Im 18. Brumaire schreibt Marx, die Geschichte wiederhole sich: „das eine Mal als große Tragödie, das andre Mal als lumpige Farce.“ Und tatsächlich: So tragisch und abstoßend die reaktionären Attentate von Brüssel auch sind, die Reaktionen des Reformismus darauf sind selbst im Vergleich zu den Reaktionen „nach Paris“ eine regelrechte Farce. Immer mehr reformistische Kräfte gehen vollständig in das Lager derjenigen über, die die Einschränkung demokratischer Freiheiten rechtfertigen. Das zeigt: Der Reformismus hat keine Antworten zu bieten, die sich fundamental von der „nationalen Einheit“ der Parteien der Bourgeoisie unterscheidet.

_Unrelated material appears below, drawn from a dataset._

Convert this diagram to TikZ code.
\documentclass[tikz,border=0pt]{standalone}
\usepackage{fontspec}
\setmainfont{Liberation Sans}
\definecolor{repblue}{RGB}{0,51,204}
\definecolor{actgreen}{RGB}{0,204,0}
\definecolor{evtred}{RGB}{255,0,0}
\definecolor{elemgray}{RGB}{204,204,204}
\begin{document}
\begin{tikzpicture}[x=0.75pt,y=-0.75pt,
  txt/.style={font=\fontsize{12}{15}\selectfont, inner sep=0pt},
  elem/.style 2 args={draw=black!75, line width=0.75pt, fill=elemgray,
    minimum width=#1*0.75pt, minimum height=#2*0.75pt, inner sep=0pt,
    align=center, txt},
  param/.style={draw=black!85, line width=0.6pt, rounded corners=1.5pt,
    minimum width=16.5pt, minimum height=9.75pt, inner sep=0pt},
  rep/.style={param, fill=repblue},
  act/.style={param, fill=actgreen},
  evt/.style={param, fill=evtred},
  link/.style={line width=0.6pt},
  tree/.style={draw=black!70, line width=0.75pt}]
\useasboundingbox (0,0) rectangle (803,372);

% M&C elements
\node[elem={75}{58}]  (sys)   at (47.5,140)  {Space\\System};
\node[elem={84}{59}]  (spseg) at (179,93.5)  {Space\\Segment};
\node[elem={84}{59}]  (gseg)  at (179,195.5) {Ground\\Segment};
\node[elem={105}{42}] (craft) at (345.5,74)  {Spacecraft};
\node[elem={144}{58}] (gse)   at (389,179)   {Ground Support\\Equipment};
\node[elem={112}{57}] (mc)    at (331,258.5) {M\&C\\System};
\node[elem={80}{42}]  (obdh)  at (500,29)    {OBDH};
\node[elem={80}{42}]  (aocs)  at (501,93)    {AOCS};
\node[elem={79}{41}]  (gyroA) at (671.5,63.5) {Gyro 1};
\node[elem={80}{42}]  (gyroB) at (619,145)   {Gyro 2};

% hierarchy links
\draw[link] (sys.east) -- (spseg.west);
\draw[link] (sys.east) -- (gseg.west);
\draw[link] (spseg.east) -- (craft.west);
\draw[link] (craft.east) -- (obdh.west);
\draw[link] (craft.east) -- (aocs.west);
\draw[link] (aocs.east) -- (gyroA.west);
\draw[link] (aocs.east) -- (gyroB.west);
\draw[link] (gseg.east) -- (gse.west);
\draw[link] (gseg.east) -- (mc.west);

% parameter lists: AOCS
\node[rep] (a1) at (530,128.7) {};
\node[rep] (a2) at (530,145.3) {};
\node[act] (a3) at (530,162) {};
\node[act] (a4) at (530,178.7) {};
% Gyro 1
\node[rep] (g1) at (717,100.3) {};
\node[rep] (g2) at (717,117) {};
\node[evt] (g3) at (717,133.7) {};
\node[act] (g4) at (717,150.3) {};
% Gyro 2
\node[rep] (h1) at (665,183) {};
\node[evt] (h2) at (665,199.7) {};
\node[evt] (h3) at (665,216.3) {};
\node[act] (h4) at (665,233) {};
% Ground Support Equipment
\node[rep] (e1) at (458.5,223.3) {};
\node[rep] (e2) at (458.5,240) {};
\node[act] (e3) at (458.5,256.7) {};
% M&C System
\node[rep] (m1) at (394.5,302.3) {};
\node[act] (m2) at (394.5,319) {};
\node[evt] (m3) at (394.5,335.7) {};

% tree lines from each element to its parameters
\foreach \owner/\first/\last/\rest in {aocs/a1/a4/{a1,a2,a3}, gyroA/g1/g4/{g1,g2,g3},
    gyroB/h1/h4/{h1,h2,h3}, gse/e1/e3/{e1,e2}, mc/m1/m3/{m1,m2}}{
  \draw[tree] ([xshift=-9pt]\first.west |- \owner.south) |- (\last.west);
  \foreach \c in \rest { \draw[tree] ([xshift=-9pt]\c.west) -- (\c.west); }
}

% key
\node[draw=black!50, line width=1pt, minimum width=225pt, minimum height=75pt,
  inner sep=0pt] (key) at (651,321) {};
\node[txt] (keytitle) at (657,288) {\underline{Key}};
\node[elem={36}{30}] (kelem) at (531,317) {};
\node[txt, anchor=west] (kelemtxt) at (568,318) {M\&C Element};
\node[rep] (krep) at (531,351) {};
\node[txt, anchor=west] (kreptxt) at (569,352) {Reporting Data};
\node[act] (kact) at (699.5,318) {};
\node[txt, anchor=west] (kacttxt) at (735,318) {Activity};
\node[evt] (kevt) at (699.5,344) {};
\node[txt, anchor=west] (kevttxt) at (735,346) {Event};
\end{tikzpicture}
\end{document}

Demgegenüber ist es notwendig, aufzuzeigen, dass die reaktionären Attentate von IS und Co. nicht durch noch mehr Repression, noch mehr imperialistischen Bombardements und noch mehr rassistischer Abschottung zu stoppen sind. Im Gegenteil: Das ist gerade ihr Nährboden.

Deshalb müssen die Organisationen der Arbeiter*innen, soziale Bewegungen, die Jugend und die Linke eine große Bewegung gegen den imperialistischen Krieg und gegen die rassistischen Abschiebungen anstoßen. Anstelle eines Programms der Einschränkung demokratischer Freiheiten müssen wir diese Rechte verteidigen und uns gemeinsam mit Geflüchteten und Migrant*innen gegen die imperialistischen Kriege erheben.